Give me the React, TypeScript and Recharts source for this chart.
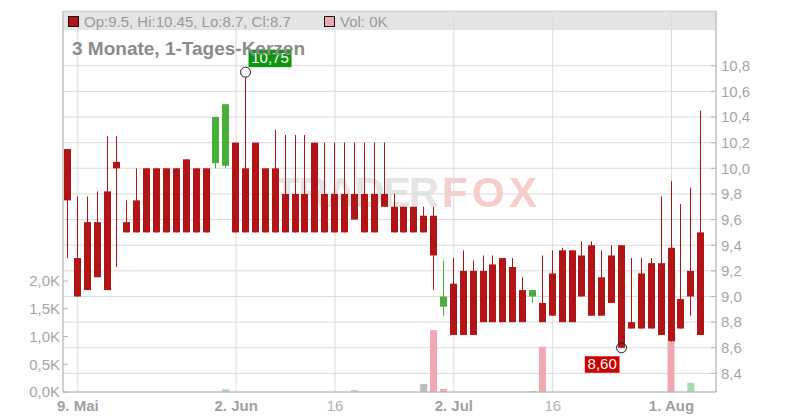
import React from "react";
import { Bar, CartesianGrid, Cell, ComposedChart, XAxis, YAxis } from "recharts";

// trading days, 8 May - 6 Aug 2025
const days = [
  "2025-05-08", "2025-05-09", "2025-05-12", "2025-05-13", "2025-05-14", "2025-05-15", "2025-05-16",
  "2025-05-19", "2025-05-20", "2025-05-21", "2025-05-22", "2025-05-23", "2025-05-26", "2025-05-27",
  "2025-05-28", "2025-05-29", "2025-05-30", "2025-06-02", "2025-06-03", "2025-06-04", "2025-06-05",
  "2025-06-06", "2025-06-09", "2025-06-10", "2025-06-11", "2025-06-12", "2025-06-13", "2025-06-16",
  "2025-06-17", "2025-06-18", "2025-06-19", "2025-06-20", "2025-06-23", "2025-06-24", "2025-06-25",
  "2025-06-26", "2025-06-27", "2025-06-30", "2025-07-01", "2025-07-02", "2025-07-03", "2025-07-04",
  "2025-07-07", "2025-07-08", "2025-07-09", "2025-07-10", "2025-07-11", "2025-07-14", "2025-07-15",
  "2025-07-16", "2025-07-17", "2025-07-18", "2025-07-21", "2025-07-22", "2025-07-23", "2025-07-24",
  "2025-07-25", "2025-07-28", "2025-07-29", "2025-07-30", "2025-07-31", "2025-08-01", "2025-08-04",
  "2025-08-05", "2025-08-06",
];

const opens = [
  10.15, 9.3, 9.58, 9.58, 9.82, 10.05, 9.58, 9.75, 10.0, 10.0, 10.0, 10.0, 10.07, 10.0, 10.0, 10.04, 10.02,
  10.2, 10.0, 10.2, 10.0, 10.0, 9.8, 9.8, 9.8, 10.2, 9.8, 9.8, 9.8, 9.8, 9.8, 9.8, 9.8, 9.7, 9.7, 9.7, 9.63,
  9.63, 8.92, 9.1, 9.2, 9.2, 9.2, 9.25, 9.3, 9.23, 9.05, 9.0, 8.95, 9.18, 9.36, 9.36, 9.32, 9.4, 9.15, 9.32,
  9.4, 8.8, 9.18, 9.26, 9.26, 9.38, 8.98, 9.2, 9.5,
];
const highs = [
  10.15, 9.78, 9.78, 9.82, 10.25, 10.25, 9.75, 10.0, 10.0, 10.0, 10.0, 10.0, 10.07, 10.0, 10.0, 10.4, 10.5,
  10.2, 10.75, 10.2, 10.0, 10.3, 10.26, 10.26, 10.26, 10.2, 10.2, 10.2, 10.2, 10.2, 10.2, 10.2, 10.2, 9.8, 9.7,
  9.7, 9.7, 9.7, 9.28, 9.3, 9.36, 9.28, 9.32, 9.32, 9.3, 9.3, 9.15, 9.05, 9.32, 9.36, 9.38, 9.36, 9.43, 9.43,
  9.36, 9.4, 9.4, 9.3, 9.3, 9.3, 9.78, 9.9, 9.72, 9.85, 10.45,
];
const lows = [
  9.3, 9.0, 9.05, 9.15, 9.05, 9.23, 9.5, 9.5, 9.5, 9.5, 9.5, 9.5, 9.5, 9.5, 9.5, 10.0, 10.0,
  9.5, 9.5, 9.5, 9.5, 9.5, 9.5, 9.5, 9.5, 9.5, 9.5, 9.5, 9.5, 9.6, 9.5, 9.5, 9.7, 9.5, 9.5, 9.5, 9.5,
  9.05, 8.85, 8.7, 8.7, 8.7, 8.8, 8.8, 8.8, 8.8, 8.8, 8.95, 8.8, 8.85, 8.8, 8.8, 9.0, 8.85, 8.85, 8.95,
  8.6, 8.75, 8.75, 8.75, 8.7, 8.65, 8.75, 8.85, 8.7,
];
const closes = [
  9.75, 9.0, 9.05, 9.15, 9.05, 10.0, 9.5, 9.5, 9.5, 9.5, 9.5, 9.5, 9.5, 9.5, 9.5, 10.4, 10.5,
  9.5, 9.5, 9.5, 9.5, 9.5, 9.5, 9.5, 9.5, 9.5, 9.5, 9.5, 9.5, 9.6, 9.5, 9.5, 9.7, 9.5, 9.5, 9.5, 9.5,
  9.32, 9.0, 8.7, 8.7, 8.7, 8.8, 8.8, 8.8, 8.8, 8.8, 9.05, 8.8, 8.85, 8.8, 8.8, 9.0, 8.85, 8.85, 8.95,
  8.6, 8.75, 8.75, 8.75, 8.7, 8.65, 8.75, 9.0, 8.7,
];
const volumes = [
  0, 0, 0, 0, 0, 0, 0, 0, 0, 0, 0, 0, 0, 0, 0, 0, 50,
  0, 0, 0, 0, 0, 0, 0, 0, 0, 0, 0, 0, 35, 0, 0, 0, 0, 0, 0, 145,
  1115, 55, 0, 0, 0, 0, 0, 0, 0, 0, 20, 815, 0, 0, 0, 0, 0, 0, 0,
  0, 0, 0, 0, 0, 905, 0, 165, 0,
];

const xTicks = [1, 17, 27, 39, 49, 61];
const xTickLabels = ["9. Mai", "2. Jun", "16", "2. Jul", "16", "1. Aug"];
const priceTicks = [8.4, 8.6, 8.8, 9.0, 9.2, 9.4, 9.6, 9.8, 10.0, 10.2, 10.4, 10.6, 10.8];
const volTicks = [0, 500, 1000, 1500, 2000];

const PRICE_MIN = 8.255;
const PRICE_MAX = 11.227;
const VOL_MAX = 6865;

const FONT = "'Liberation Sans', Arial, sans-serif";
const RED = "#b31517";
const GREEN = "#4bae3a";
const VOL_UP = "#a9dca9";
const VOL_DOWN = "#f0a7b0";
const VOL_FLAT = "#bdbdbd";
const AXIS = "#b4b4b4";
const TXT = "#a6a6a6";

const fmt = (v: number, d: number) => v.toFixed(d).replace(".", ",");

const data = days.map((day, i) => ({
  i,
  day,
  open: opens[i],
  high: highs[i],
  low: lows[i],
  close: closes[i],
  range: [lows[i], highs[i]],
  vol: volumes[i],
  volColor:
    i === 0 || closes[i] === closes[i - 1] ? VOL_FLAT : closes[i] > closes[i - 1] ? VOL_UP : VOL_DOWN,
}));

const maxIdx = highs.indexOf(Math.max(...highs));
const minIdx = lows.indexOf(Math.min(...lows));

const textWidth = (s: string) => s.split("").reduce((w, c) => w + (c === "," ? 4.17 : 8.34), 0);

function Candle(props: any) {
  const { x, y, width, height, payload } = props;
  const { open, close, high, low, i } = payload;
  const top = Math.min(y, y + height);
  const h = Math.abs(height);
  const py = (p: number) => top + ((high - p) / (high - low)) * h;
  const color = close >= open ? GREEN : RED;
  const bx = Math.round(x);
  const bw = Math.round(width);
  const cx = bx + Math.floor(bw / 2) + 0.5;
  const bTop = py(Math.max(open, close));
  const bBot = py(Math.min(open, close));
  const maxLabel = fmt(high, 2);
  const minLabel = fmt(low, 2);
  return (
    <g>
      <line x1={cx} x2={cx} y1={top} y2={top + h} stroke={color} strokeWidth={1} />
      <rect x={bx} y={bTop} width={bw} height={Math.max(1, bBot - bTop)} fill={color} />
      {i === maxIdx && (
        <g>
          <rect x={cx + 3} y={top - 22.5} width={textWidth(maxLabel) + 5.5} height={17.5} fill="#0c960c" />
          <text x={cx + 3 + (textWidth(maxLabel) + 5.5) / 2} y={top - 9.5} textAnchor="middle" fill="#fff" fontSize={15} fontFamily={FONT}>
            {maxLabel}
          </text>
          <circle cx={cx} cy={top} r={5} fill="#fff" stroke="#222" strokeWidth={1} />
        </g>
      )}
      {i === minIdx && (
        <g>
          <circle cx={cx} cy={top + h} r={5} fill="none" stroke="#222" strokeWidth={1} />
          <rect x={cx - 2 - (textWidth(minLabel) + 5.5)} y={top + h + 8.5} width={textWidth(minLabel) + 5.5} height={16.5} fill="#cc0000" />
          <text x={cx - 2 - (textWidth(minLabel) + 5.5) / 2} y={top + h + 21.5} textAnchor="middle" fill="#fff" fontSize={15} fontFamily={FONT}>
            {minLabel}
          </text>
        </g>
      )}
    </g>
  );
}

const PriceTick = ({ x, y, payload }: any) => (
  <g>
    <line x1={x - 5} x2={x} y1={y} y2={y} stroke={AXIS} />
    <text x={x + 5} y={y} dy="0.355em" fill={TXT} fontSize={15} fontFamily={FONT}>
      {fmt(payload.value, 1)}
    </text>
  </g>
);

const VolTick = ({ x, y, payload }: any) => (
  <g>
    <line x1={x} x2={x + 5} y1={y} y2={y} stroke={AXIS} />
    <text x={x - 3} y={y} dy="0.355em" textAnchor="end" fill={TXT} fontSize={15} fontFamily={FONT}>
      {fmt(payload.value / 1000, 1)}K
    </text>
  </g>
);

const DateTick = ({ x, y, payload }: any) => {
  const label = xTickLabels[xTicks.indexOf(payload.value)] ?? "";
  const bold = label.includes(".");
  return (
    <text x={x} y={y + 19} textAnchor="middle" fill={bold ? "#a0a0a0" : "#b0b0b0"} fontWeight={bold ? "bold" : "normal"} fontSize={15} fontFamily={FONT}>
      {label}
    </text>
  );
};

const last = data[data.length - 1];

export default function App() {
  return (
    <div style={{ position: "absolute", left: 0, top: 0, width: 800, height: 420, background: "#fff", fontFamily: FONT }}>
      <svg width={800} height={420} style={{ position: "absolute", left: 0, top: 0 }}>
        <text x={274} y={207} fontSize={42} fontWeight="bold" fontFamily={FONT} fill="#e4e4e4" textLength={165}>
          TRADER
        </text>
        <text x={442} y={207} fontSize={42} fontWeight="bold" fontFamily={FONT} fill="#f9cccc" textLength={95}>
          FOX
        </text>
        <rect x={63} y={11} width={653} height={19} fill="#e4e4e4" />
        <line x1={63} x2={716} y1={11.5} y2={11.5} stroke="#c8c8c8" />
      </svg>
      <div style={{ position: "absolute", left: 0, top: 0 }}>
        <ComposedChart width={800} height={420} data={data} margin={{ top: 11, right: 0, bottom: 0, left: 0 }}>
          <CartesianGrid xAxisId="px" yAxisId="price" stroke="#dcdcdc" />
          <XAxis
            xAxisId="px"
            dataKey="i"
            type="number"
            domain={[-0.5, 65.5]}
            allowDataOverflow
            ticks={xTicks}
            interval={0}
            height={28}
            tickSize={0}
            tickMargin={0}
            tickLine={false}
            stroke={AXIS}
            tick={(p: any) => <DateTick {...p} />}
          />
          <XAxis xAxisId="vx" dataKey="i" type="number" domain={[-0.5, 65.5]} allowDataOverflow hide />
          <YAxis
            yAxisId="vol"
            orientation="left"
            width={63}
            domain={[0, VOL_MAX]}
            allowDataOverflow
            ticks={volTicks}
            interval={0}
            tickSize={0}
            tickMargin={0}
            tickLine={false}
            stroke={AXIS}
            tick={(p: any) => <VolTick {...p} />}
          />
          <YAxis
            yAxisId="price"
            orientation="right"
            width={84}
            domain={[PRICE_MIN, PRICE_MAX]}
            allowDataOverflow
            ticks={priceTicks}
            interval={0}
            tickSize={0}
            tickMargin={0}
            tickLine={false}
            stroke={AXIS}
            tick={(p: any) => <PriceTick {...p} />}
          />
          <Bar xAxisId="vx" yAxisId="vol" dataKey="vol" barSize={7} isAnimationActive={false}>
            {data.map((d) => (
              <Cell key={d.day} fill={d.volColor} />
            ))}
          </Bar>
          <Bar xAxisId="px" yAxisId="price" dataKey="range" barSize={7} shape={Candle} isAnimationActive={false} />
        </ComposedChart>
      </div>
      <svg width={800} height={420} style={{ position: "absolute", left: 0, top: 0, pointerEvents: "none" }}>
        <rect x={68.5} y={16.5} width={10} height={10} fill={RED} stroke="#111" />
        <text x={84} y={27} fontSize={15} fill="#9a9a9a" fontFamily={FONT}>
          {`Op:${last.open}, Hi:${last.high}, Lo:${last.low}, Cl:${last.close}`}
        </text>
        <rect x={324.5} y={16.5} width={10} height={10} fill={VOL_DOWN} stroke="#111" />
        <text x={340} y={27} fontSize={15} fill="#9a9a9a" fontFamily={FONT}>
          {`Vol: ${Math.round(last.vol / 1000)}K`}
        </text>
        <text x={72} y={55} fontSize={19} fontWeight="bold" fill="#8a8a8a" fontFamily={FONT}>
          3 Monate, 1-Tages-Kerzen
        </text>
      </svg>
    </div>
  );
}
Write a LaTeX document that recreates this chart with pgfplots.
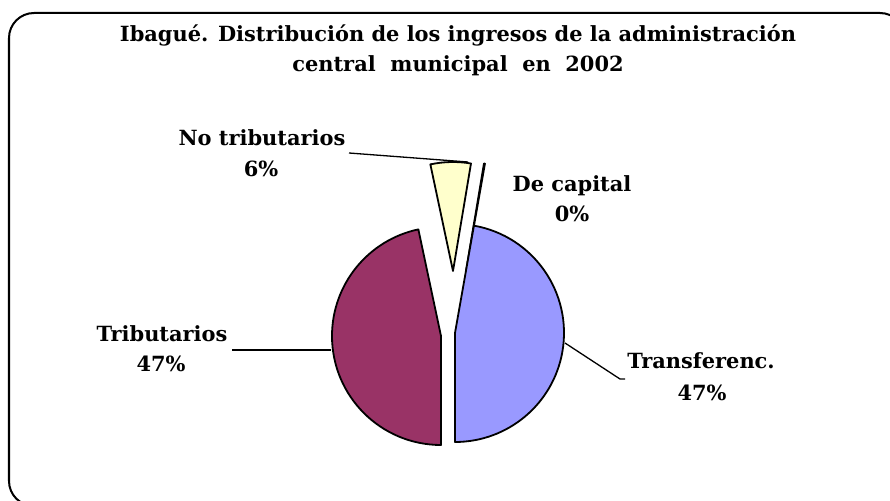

_ _ _ _

Every line from the top of the entries through the line that holds "ComposedChart, XAxis, YAxis" is to be quoted exactly, please, and nothing else; omit the pictures.

→ TASK RESPONSE:
Give me the React, TypeScript and Recharts source for this chart.
import React from "react";
import { Bar, CartesianGrid, Cell, ComposedChart, XAxis, YAxis } from "recharts";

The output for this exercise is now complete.